И так повторяется раз за разом, день за днем — на протяжении месяцев, в иногда и лет. Мне кажется, что при всем однообразии этого процесса в нем есть что-то завораживающее. Попробовав разок сыграть в эту игру, человек уже не может остановиться. Это и есть зов алмазных приисков, и мало кто из людей находит в себе силы ему противиться. Чего стоит один только миг, когда замираешь с наполненным ситом в руках и беззвучно возносишь молитву Всевышнему! Каждое такое сито играет роль золотого знака вопроса. И всякий раз, как старатель переворачивает свое сито, сверху на него смотрит богиня судьбы и решает: подарить сказочную удачу или отвернуться с презрительной усмешкой? Каждая порция грунта занимает ровно шесть секунд, но эти секунды дорогого стоят. Именно ради них и живет старатель. Он годами сидит под мимозовым деревом и смотрит, смотрит… И эта череда волнующих мгновений, когда сердце бьется в безумной надежде, эта серия переходов от сладостных упований к горьким разочарованиям, а от них к новым надеждам — они-то и привязывают старателя к алмазному прииску, возможно, на всю жизнь.
Хотя я провел целый час на прииске, на моих глазах отыскался всего один алмаз. Да и тот был таким крохотным, что я бы, пожалуй, его выкинул, посчитав нецелесообразным хранить. Однако старатель внимательно оглядел свою находку и аккуратно спрятал в спичечный коробок.
— Наверное, среди здешней публики не бывает женщин? — спросил я.
— Отчего же? Очень даже бывают, — ответил мистер Смит. — И сейчас у вас будет возможность познакомиться с одной.
Мы спустились с пригорка и направились к стоявшей в отдалении ферме. По дороге нам повстречался чернокожий мальчишка. Мистер Смит поинтересовался, где хозяйка, и мальчишка ткнул пальцем куда-то в сторону раскаленного вельда. Посмотрев в указанном направлении, я увидел уже знакомую картину: гравийный карьер, ритмичное поскрипывание раскачивающейся «бэби», плеск льющейся воды и затем стук перебираемых камешков. Подойдя ближе, мы увидели миссис ван Асвеген, которая как раз в тот момент переворачивала сито на стол. Это была молодая симпатичная женщина, худощавая и дочерна загорелая. На ней было цветастое платье и черные шерстяные чулки, на голове — широкополая шляпа. Я обратил внимание, что сито она переворачивает как мужчина — одним резким, решительным движением. Побеседовать с ней не удалось, поскольку миссис ван Асвеген ни слова не понимала по-английски. Но у меня в памяти остался ее образ: главным образом, смеющиеся голубые глаза и сильные руки, по локоть испачканные в грязи. Мы отправились вместе на ферму, где лежали приготовленные для мистера Смита алмазы. Она оставила нас в темноватой комнате, заставленной старомодной мебелью, а сама ушла в глубь дома. Через несколько минут женщина вернулась — с чайным подносом и обещанными алмазами.

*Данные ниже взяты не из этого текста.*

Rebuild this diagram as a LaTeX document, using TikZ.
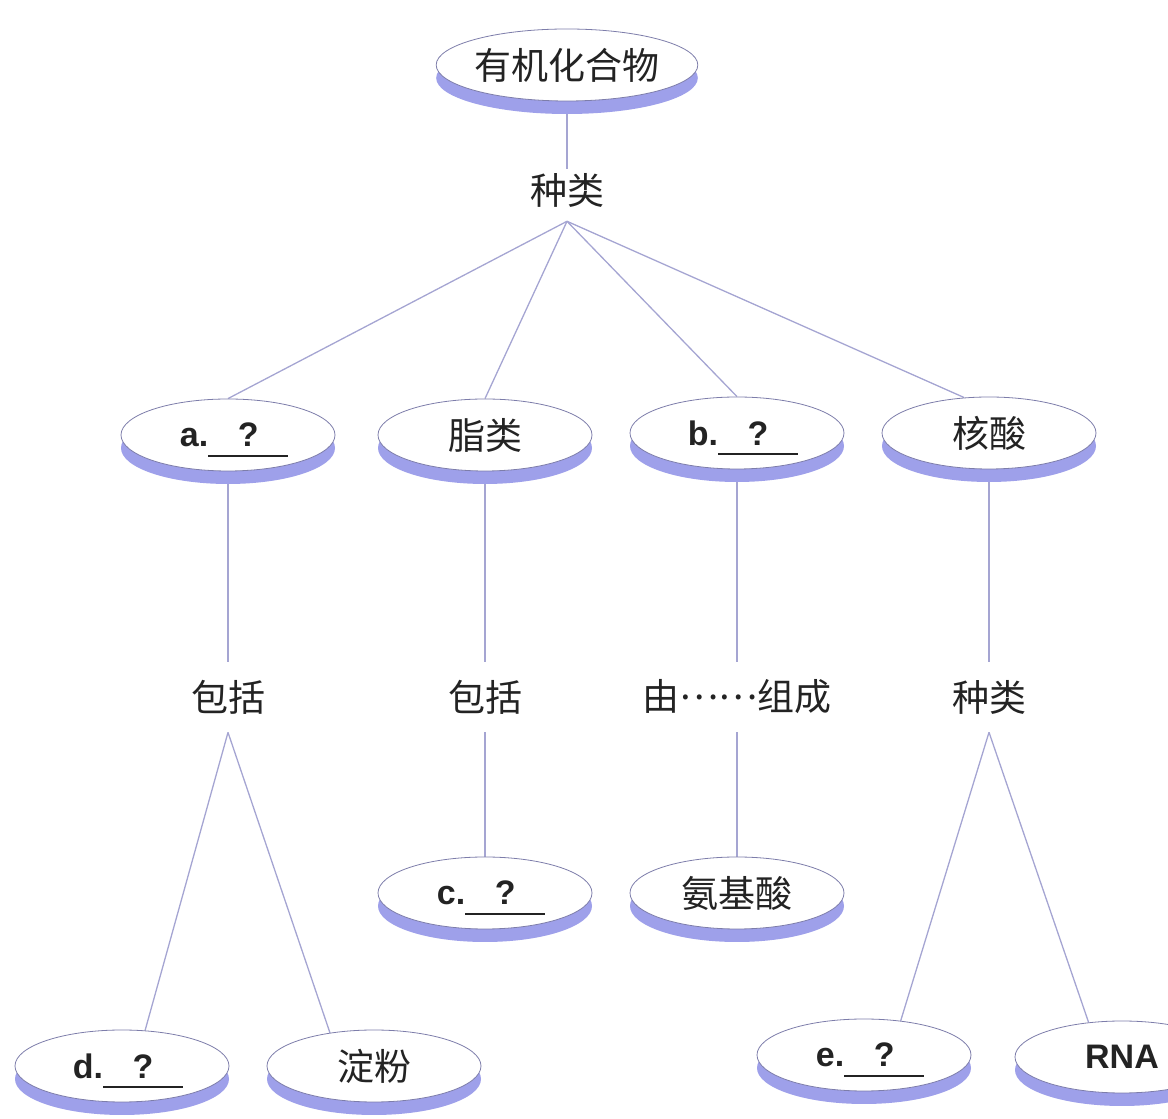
\documentclass[tikz,border=0pt]{standalone}
\usepackage{fontspec}
\setsansfont{Liberation Sans}
\newfontfamily\cjk{Noto Sans CJK SC}
\usepackage{tikz}
\usetikzlibrary{shapes.geometric,shadows,positioning}
\pgfdeclarelayer{background}
\pgfsetlayers{background,main}
\definecolor{rim}{RGB}{158,160,234}
\definecolor{edgeline}{RGB}{165,165,210}
\definecolor{rimline}{RGB}{125,125,170}
\definecolor{ink}{RGB}{35,35,35}
\newcommand{\qblank}{\makebox[2.35em]{?}\hspace{-2.35em}\smash{\rule[-0.3em]{2.35em}{0.055em}}}

\begin{document}
\begin{tikzpicture}[x=1pt,y=1pt,semithick,node distance=250pt]
	\tikzstyle{bubble}=[ellipse, draw=rimline, line width=0.8pt, fill=white,
	                    minimum width=214pt, minimum height=72pt, inner sep=0pt,
	                    text=ink, font=\cjk\fontsize{37}{40}\selectfont,
	                    drop shadow={shadow xshift=0pt, shadow yshift=-13pt, fill=rim, opacity=1}]
	\tikzstyle{relation}=[inner sep=18pt, text=ink, font=\cjk\fontsize{37}{40}\selectfont]
	\tikzstyle{quiz}=[font=\sffamily\bfseries\fontsize{34}{40}\selectfont]
	\tikzstyle{link}=[draw=edgeline, line width=1.3pt]

	\useasboundingbox (0,0) rectangle (1168,1119);

	\node[bubble]      (root)  at (567,1054)  {有机化合物};
	\node[relation, inner sep=4pt] (kind1) [below of=root, node distance=125pt] {种类};

	\node[bubble, quiz] (a)     at (228,684)  {\hspace*{12pt}a.\qblank};
	\node[bubble]       (lipid) at (485,684)  {脂类};
	\node[bubble, quiz] (b)     at (737,686)  {\hspace*{12pt}b.\qblank};
	\node[bubble]       (nucl)  at (989,686)  {核酸};

	\node[relation] (incl1) [below of=a, node distance=262pt]     {包括};
	\node[relation] (incl2) [below of=lipid, node distance=262pt] {包括};
	\node[relation] (made)  [below of=b, node distance=264pt]     {由\raisebox{0.32em}{……}组成};
	\node[relation] (kind2) [below of=nucl, node distance=264pt]  {种类};

	\node[bubble, quiz] (c)     [below of=incl2, node distance=196pt] {\hspace*{12pt}c.\qblank};
	\node[bubble]       (amino) [below of=made, node distance=196pt]  {氨基酸};

	\node[bubble, quiz] (d)      at (122,53)  {\hspace*{12pt}d.\qblank};
	\node[bubble]       (starch) at (374,53)  {淀粉};
	\node[bubble, quiz] (e)      at (864,64)  {\hspace*{12pt}e.\qblank};
	\node[bubble, quiz] (rna)    at (1122,62) {RNA};

	\begin{pgfonlayer}{background}
	\path[every edge/.append style={link}]
	      (root) edge (kind1)
	      ([yshift=-10pt]kind1.south) edge (a.north)
	                                  edge (lipid.north)
	                                  edge (b.north)
	                                  edge (nucl.125)
	      (a) edge (incl1)
	      (lipid) edge (incl2)
	      (b) edge (made)
	      (nucl) edge (kind2)
	      (incl1.south) edge (d.57)
	                    edge (starch.143)
	      (incl2) edge (c)
	      (made) edge (amino)
	      (kind2.south) edge (e.43)
	                    edge (rna.134)
	;
	\end{pgfonlayer}
\end{tikzpicture}
\end{document}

Из всех старателей, что я встретил за тот день, миссис ван Асвеген показалась мне самой практичной и здравомыслящей. Вот уж в чьем присутствии я бы не стал разглагольствовать о зове алмазных приисков! Меньше всего эта женщина думала о романтике старательского труда. Для нее это была обычная работа — не лучше и не хуже других.